Es war einmal ein Mädchen, das äußerlich sehr einfach zu sein schien, in Wirklichkeit jedoch sehr intelligent war. Eines Tages hörte sie, dass der König des Landes ein Fest veranstaltete, bei dem viele wunderbare Geschenke frei an jedermann gegeben würden. Jeder der Untertanen des Königs konnte ein Geschenk wählen. Als das Mädchen bei dem Fest ankam, ging es in der wunderbaren Ausstellung umher und fand das eine schöner als das andere, aber sie beeilte sich nicht bei der Wahl. Sie überlegte sorgfältig, und als sie dann an einem Ende den König von seinem Hofstaat umgeben sitzen sah, lief sie auf ihn zu. Der König hatte die Vorgänge mit großem Interesse beobachtet und wusste ganz genau, dass das kleine Mädchen noch nicht sein Geschenk ausgewählt hatte, so sagte er, als es sich vor ihm verneigte: Unwissendes Kind, das Fest wird bald beendet sein, du solltest dich lieber beeilen und etwas auswählen.
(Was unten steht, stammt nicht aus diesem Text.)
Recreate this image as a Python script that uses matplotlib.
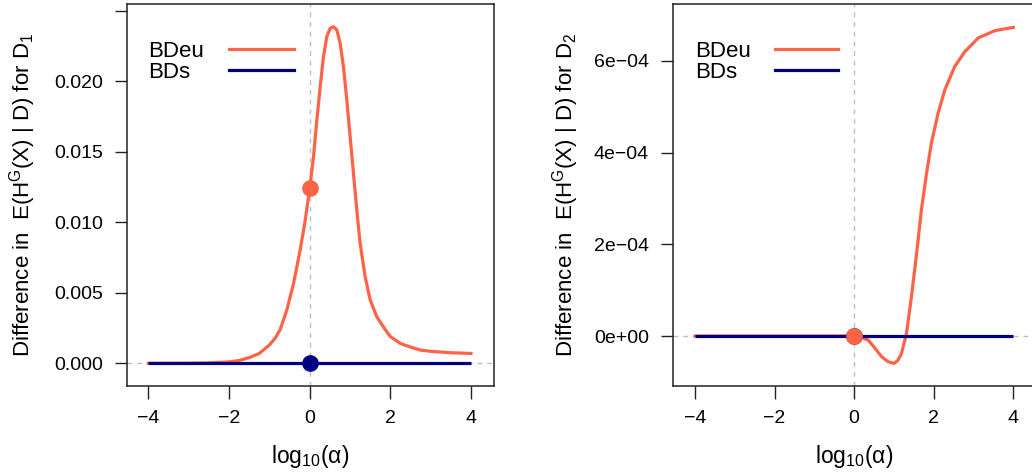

Ohne Zögern legte das Mädchen seine Hand auf das Haupt des Königs und fragte: Nun, wem gehört ihr? Der König lächelte und antwortete: Jetzt gehöre ich dir. Es lachte fröhlich und fragte: Und all die Dinge des Festes? – Sie sind mein, aber nun sind sie dein, antwortete der König, der in seinem Herzen außerordentlich glücklich war, dass wenigstens einer seiner Untertanen ihn allem anderen vorzog.

‚Wenn du mein wirst, ist die ganze Welt dein.‘ Um euch dem Herrn, Den ihr bis jetzt noch nicht gesehen habt, zu übergeben, müsst ihr zu Einem gehen, in Dem Er offenbart ist. Zu Seinen Füßen zu sitzen ist, als säßet ihr bei Gott, und je mehr ihr euch Ihm übergebt, desto erfolgreicher werdet ihr sein. Dies ist nicht eine Frage des Opferns – ihr solltet das verstehen.

Ihr habt das unschätzbare Juwel um einer Muschel willen beiseitegelegt!

Umwölkt von der Täuschung haben wir die Frucht weggeworfen und erfreuen uns an den Schalen. Wir haben die physische Form erhalten, und Gott zu verwirklichen ist das Größte Ziel im Leben. Euch wurde der Bhajan gegeben und euch wurde aufgetragen, ein Tagebuch zu führen. Es ist leichter, einen Baum zu fällen, wenn man zuerst die Zweige abschneidet. Wir müssen zuerst das Ego wegschneiden, um Fortschritte zu erlangen.

Ego und Verhaftetsein werden durch Shabd verbrannt, wenn man Jyoti oder das volle Licht erhält, indem man durch völlige Ergebenheit an den Guru ein Gurumukh wird.

Täglicher Kontakt mit Gott ist das einzige Heilmittel, bis ihr seht, dass Er der Handelnde ist und nicht ihr selbst. Solange die Ich-haftigkeit bleibt, werden alle Handlungen, ob gut oder schlecht, weiterhin dazu führen, dass ihr Belohnung und Bestrafung erntet. Aber wenn der Schüler der Bewusste Mitarbeiter am Göttlichen Plan wird und erkennt, dass er nichts ist, dann hat er den Strom des Lebens durchquert.

Soami Ji hat gesagt, dass wir nicht zögern sollten, alles zu tun, um das Gemüt zum Schweigen zu bringen. Wir erfassen nicht in vollem Umfang, dass das Gemüt jedermann zum Verhängnis wird. Es ist wie eine tausendköpfige Schlange, die ständig bei jedem ist. Es hat tausend verschiedene Wege, um einen Menschen zu zerstören; die Reichen mit dem Reichtum, die Armen mit der Armut, den Redner mit seinen schönen Ansprachen – es fasst jeden an seiner schwachen Stelle und spielt darauf, um ihn zu zerstören. Was ist das Ergebnis? ‚Wer ist so groß wie ich? Ohne mich gäbe es Misserfolg! Außer mir gibt es keinen.‘ In solch einer traurigen Lage wird die Wahrheit zerstört.